Pennsylvania man sentenced to 18 months in jail for online threats against Jews

Pennsylvania+man+sentenced+to+18+months+in+jail+for+online+threats+against+Jews

Shutterstock

 A man from Lehighton, Pa., was sentenced by a U.S. District Court judge to 18 months in prison for making Internet threats against Jews.

Corbin Kauffman, 32, received his sentencing on Tuesday after pleading guilty to one count of criminal information. He admitted that on March 13, 2019, he posted on social media a digitally created image of his hand aiming an AR-15 rifle at a group of Jewish men praying in a synagogue.

On the same day, Kauffman shared a video of the October 2018 deadly shooting at the Tree of Life*Or L’Simcha Synagogue in Pittsburgh and uploaded a separate post in support of the 19-year-old gunman. He also posted a picture of vandalism he committed by defacing a display case at the Chabad Lubavitch Jewish Center in Ocean City, Md., with white supremacist and anti-Semitic stickers.

Kauffman used “various aliases online to post hundreds of anti-Semitic, anti-black and anti-Muslim messages, images and videos,” according to the U.S. Attorney’s Office for the Middle District of Pennsylvania.

“Several of these posts … included threats to various religious and racial groups.

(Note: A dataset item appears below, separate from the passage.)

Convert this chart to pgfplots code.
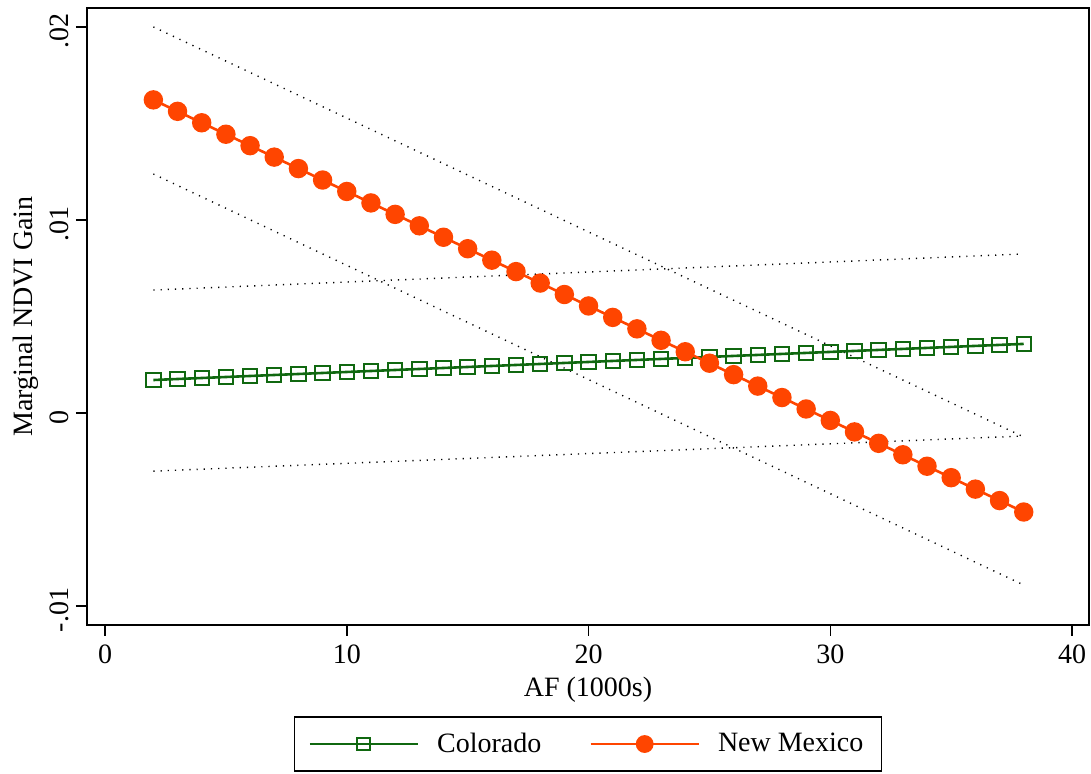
\documentclass[border=0pt]{standalone}
\usepackage{fontspec}
\setmainfont{Liberation Serif}
\usepackage{pgfplots}
\pgfplotsset{compat=1.18}
\definecolor{cogreen}{RGB}{16,104,16}
\definecolor{nmorange}{RGB}{255,69,0}
\begin{document}
\begin{tikzpicture}
\begin{axis}[
  scale only axis,
  width=501pt, height=308.5pt,
  xmin=-0.745, xmax=40.70,
  ymin=-0.01098, ymax=0.02098,
  xtick={0,10,20,30,40},
  ytick={-0.01,0,0.01,0.02},
  yticklabels={-.01,0,.01,.02},
  xtick pos=lower, ytick pos=left,
  tick align=outside,
  major tick length=5.5pt,
  every tick/.style={black, line width=0.8pt},
  axis line style={line width=0.8pt},
  font=\fontsize{14}{16}\selectfont,
  /pgf/number format/assume math mode=true,
  scaled y ticks=false,
  yticklabel style={rotate=90, anchor=south, xshift=-2pt},
  xticklabel style={yshift=-1pt},
  xlabel={AF (1000s)},
  ylabel={Marginal NDVI Gain},
  xlabel style={at={(axis description cs:0.5,-0.1053)}, anchor=center},
  ylabel style={at={(axis description cs:-0.0609,0.5)}, anchor=center},
  legend style={at={(0.5,-0.1475)}, anchor=north, legend columns=2,
    draw=black, line width=0.8pt, font=\fontsize{14}{16}\selectfont,
    inner xsep=7pt, inner ysep=6pt,
    /tikz/every odd column/.append style={column sep=7pt},
    /tikz/every even column/.append style={column sep=22pt}},
  legend cell align=left,
]
% confidence bounds
\addplot[forget plot, black, line width=0.7pt, dash pattern=on 0.6pt off 3pt] coordinates {(2,0.0200) (20,0.00938) (38,-0.00124)};
\addplot[forget plot, black, line width=0.7pt, dash pattern=on 0.6pt off 3pt] coordinates {(2,0.01238) (20,0.001735) (38,-0.00891)};
\addplot[forget plot, black, line width=0.7pt, dash pattern=on 0.6pt off 3pt] coordinates {(2,0.00637) (20,0.007305) (38,0.00824)};
\addplot[forget plot, black, line width=0.7pt, dash pattern=on 0.6pt off 3pt] coordinates {(2,-0.00301) (20,-0.0021) (38,-0.00119)};
% Colorado
\addplot[cogreen, line width=1.3pt, mark=square, mark size=3.6pt,
  mark options={line width=1pt, fill=none},
  legend image code/.code={\draw[line width=1.3pt, mark size=3.2pt, mark repeat=2, mark phase=2] plot coordinates {(0pt,0pt) (27pt,0pt) (54pt,0pt)};}]
coordinates {
(2,0.001710) (3,0.001762) (4,0.001814) (5,0.001866) (6,0.001918) (7,0.001970)
(8,0.002022) (9,0.002074) (10,0.002126) (11,0.002177) (12,0.002229) (13,0.002281)
(14,0.002333) (15,0.002385) (16,0.002437) (17,0.002489) (18,0.002541) (19,0.002593)
(20,0.002645) (21,0.002697) (22,0.002749) (23,0.002801) (24,0.002853) (25,0.002905)
(26,0.002957) (27,0.003009) (28,0.003061) (29,0.003113) (30,0.003165) (31,0.003216)
(32,0.003268) (33,0.003320) (34,0.003372) (35,0.003424) (36,0.003476) (37,0.003528)
(38,0.003580)};
\addlegendentry{Colorado}
% New Mexico
\addplot[nmorange, line width=1.3pt, mark=*, mark size=4.2pt,
  mark options={fill=nmorange, draw=nmorange},
  legend image code/.code={\draw[line width=1.3pt, mark size=3.8pt, mark repeat=2, mark phase=2] plot coordinates {(0pt,0pt) (27pt,0pt) (54pt,0pt)};}]
coordinates {
(2,0.016220) (3,0.015627) (4,0.015034) (5,0.014441) (6,0.013848) (7,0.013255)
(8,0.012662) (9,0.012069) (10,0.011476) (11,0.010883) (12,0.010290) (13,0.009697)
(14,0.009104) (15,0.008511) (16,0.007918) (17,0.007325) (18,0.006732) (19,0.006139)
(20,0.005546) (21,0.004953) (22,0.004360) (23,0.003767) (24,0.003174) (25,0.002581)
(26,0.001988) (27,0.001395) (28,0.000802) (29,0.000209) (30,-0.000384) (31,-0.000977)
(32,-0.001570) (33,-0.002163) (34,-0.002756) (35,-0.003349) (36,-0.003942) (37,-0.004535)
(38,-0.005128)};
\addlegendentry{New Mexico}
\coordinate (bbbl) at (rel axis cs:-0.08683,-0.24149);
\coordinate (bbtr) at (rel axis cs:1.002,1.01297);
\end{axis}
\pgfresetboundingbox
\useasboundingbox (bbbl) rectangle (bbtr);
\end{tikzpicture}
\end{document}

Other posts expressed a desire to commit genocide and ‘hate crimes,’ and called for or depicted images of the killing of Jewish people, black people and Muslim people,” it said.

U.S. Attorney for the Middle District of Pennsylvania Bruce Brandler said, “Vulnerable communities are entitled to feel safe in living their lives and exercising their own rights. Under federal law, when you target a person or a group because of their race, religion, ethnicity, gender, gender identity, disability or sexual orientation, that is a hate crime. And we take hate crimes very seriously in the Middle District of Pennsylvania.”